Does 1% Low FPS Matter in Gaming? Importance and Impact Explained

1% lows determine how much your game stutters. You want your average FPS, 1%, and 0.1% lows in a similar range, or at least over 60.

If the lows deviate too much from the average FPS, the game stutters even if the average FPS is high.

By definition, a 1% low FPS is the average value of your worst 1% FPS. Another name for it is the 99th percentile. This means that 99% of the time, your FPS remains above the 1% low FPS.

To understand more about the 1% lows, you must first know a little about the frame time and the average FPS count.

Understanding Frametime and Average FPS Count

X Milliseconds Frametime

Your GPU generates frames at a variable rate. Some frames are constructed faster, while others take longer to render. The time taken to create each frame is a Frametime and is measured in milliseconds

The FPS counter application calculates the FPS using these obtained frame times. It calculates the frame time between two frames and converts it into FPS (1000ms/ obtained frame time). This FPS value is for the two frames. 

It then calculates the average FPS using previously obtained FPS and then displays it to the user.

Average FPS: Why It Doesn’t Matter Much

Most users only look at the average FPS when they benchmark. But this can be a misleading statistic. Here’s why.
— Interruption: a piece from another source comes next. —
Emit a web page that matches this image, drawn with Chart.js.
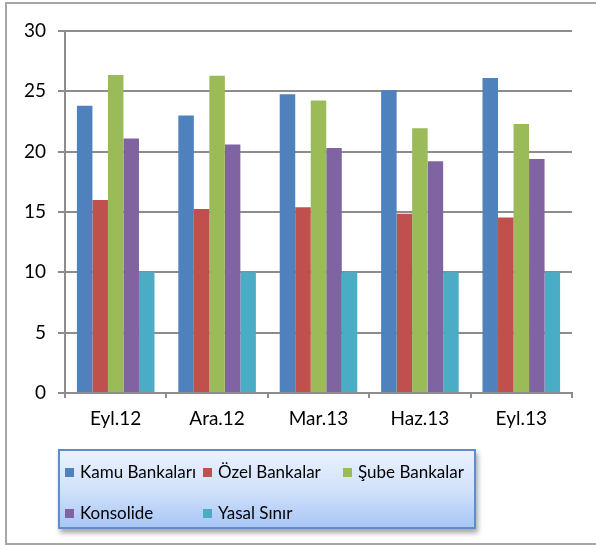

If the frame time is constant, the average FPS gives an accurate reading. The problem occurs when there are drastic changes in frame time

Frame Generation

Say, the time between two random frames is as low as 7ms (milliseconds), or as high as 250ms. Half of the frames generated in one second have a frame time of 7ms (1000/7=142.8FPS). The other half has a frame time of 250ms (1000/250=4 FPS).

Now, calculating the average FPS, we get 73.4.

On paper, the game seems playable at 73 FPS. But in the actual playthrough, you’ll experience frame drops, stutter, and lagging.


This is why the average FPS does not tell the entire story. The counter might display a high FPS, but you might still see stuttering issues. To determine frame drop and stuttering, most FPS counters include 1% and 0.1% FPS.

1% & 0.1% Lows: Why Does It Matter in Gaming?

To understand the lows in FPS, let’s look at a FPS-Time graph.


99 percentile, or 1% lows, represents the FPS value above which 99% of the frame rate lies. So, a game with a 1% low of 40 means the total frame rate stays above 40 FPS 99% of the time. 

Similarly, the 99.9 percentile, or 0.1% lows, represents the FPS value above which 99.9% of the frame rate lies. A 0.1% low of 35 means the remaining 99.9% of the time, the frame rate stays above 35 FPS.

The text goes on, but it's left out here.